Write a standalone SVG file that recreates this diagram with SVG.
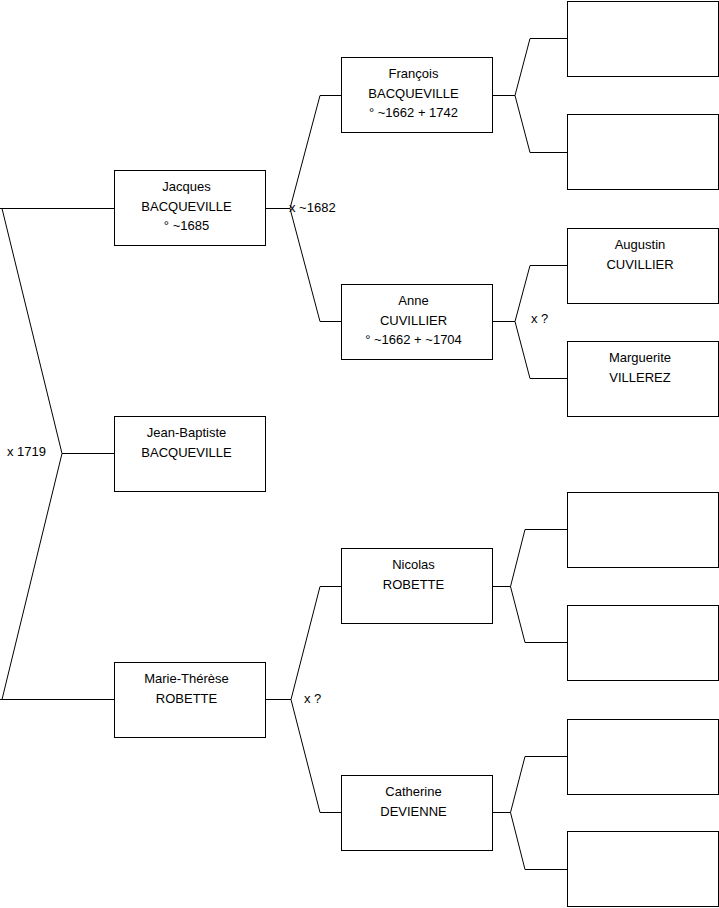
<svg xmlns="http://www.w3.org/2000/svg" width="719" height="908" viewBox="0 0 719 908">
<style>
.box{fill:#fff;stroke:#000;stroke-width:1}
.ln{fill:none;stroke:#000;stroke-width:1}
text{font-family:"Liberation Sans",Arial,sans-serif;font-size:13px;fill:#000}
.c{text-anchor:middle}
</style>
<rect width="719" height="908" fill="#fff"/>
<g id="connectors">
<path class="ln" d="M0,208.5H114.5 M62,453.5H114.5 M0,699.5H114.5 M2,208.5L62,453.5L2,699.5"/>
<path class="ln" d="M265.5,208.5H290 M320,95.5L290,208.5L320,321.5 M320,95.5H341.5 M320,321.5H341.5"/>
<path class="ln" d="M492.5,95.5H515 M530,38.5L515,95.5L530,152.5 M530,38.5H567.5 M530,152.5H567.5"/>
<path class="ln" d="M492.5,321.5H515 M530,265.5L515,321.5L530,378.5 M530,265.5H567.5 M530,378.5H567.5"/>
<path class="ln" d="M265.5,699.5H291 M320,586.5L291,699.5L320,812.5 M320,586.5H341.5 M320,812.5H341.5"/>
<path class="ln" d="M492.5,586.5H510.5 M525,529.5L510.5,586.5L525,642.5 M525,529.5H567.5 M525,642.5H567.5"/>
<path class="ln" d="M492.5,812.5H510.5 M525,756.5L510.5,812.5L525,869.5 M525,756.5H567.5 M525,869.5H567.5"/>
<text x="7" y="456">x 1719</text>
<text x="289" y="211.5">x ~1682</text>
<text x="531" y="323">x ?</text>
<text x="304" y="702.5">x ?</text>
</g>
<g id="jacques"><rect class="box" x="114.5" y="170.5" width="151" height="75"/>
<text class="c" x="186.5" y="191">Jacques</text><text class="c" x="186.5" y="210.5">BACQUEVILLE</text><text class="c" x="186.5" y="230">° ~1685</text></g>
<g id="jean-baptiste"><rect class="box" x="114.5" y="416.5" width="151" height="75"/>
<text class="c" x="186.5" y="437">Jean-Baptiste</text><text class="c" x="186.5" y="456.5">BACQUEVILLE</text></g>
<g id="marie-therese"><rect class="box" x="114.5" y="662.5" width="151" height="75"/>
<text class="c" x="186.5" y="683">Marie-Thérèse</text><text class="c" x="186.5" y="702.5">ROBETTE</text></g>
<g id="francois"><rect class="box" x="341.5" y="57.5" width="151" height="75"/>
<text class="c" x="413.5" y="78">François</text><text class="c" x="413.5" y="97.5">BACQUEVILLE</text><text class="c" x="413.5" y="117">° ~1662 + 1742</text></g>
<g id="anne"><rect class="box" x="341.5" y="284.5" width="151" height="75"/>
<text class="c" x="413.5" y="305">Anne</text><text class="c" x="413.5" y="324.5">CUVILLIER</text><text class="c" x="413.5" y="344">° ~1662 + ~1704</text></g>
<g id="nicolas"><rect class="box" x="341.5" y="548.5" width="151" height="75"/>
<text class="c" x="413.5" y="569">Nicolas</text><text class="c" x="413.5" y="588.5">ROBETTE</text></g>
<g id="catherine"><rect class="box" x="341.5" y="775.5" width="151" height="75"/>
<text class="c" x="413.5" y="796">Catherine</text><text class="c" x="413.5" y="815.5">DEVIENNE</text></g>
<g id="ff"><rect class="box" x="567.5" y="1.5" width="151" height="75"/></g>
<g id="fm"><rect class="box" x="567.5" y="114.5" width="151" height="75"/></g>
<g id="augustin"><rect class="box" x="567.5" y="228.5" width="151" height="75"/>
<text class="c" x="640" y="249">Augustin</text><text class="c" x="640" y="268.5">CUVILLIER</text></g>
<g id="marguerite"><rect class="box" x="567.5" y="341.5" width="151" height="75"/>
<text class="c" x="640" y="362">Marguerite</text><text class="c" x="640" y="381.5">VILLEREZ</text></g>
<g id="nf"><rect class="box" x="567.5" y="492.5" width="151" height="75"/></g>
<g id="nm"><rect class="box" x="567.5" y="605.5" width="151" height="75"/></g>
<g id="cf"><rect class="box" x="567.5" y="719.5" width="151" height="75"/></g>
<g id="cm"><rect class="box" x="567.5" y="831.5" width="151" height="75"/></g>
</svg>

Given exercise
Reproduce the full material exactly, excluding the pictures.

Task response
Write a standalone SVG file that recreates this diagram with SVG.
<svg xmlns="http://www.w3.org/2000/svg" width="719" height="908" viewBox="0 0 719 908">
<style>
.box{fill:#fff;stroke:#000;stroke-width:1}
.ln{fill:none;stroke:#000;stroke-width:1}
text{font-family:"Liberation Sans",Arial,sans-serif;font-size:13px;fill:#000}
.c{text-anchor:middle}
</style>
<rect width="719" height="908" fill="#fff"/>
<g id="connectors">
<path class="ln" d="M0,208.5H114.5 M62,453.5H114.5 M0,699.5H114.5 M2,208.5L62,453.5L2,699.5"/>
<path class="ln" d="M265.5,208.5H290 M320,95.5L290,208.5L320,321.5 M320,95.5H341.5 M320,321.5H341.5"/>
<path class="ln" d="M492.5,95.5H515 M530,38.5L515,95.5L530,152.5 M530,38.5H567.5 M530,152.5H567.5"/>
<path class="ln" d="M492.5,321.5H515 M530,265.5L515,321.5L530,378.5 M530,265.5H567.5 M530,378.5H567.5"/>
<path class="ln" d="M265.5,699.5H291 M320,586.5L291,699.5L320,812.5 M320,586.5H341.5 M320,812.5H341.5"/>
<path class="ln" d="M492.5,586.5H510.5 M525,529.5L510.5,586.5L525,642.5 M525,529.5H567.5 M525,642.5H567.5"/>
<path class="ln" d="M492.5,812.5H510.5 M525,756.5L510.5,812.5L525,869.5 M525,756.5H567.5 M525,869.5H567.5"/>
<text x="7" y="456">x 1719</text>
<text x="289" y="211.5">x ~1682</text>
<text x="531" y="323">x ?</text>
<text x="304" y="702.5">x ?</text>
</g>
<g id="jacques"><rect class="box" x="114.5" y="170.5" width="151" height="75"/>
<text class="c" x="186.5" y="191">Jacques</text><text class="c" x="186.5" y="210.5">BACQUEVILLE</text><text class="c" x="186.5" y="230">° ~1685</text></g>
<g id="jean-baptiste"><rect class="box" x="114.5" y="416.5" width="151" height="75"/>
<text class="c" x="186.5" y="437">Jean-Baptiste</text><text class="c" x="186.5" y="456.5">BACQUEVILLE</text></g>
<g id="marie-therese"><rect class="box" x="114.5" y="662.5" width="151" height="75"/>
<text class="c" x="186.5" y="683">Marie-Thérèse</text><text class="c" x="186.5" y="702.5">ROBETTE</text></g>
<g id="francois"><rect class="box" x="341.5" y="57.5" width="151" height="75"/>
<text class="c" x="413.5" y="78">François</text><text class="c" x="413.5" y="97.5">BACQUEVILLE</text><text class="c" x="413.5" y="117">° ~1662 + 1742</text></g>
<g id="anne"><rect class="box" x="341.5" y="284.5" width="151" height="75"/>
<text class="c" x="413.5" y="305">Anne</text><text class="c" x="413.5" y="324.5">CUVILLIER</text><text class="c" x="413.5" y="344">° ~1662 + ~1704</text></g>
<g id="nicolas"><rect class="box" x="341.5" y="548.5" width="151" height="75"/>
<text class="c" x="413.5" y="569">Nicolas</text><text class="c" x="413.5" y="588.5">ROBETTE</text></g>
<g id="catherine"><rect class="box" x="341.5" y="775.5" width="151" height="75"/>
<text class="c" x="413.5" y="796">Catherine</text><text class="c" x="413.5" y="815.5">DEVIENNE</text></g>
<g id="ff"><rect class="box" x="567.5" y="1.5" width="151" height="75"/></g>
<g id="fm"><rect class="box" x="567.5" y="114.5" width="151" height="75"/></g>
<g id="augustin"><rect class="box" x="567.5" y="228.5" width="151" height="75"/>
<text class="c" x="640" y="249">Augustin</text><text class="c" x="640" y="268.5">CUVILLIER</text></g>
<g id="marguerite"><rect class="box" x="567.5" y="341.5" width="151" height="75"/>
<text class="c" x="640" y="362">Marguerite</text><text class="c" x="640" y="381.5">VILLEREZ</text></g>
<g id="nf"><rect class="box" x="567.5" y="492.5" width="151" height="75"/></g>
<g id="nm"><rect class="box" x="567.5" y="605.5" width="151" height="75"/></g>
<g id="cf"><rect class="box" x="567.5" y="719.5" width="151" height="75"/></g>
<g id="cm"><rect class="box" x="567.5" y="831.5" width="151" height="75"/></g>
</svg>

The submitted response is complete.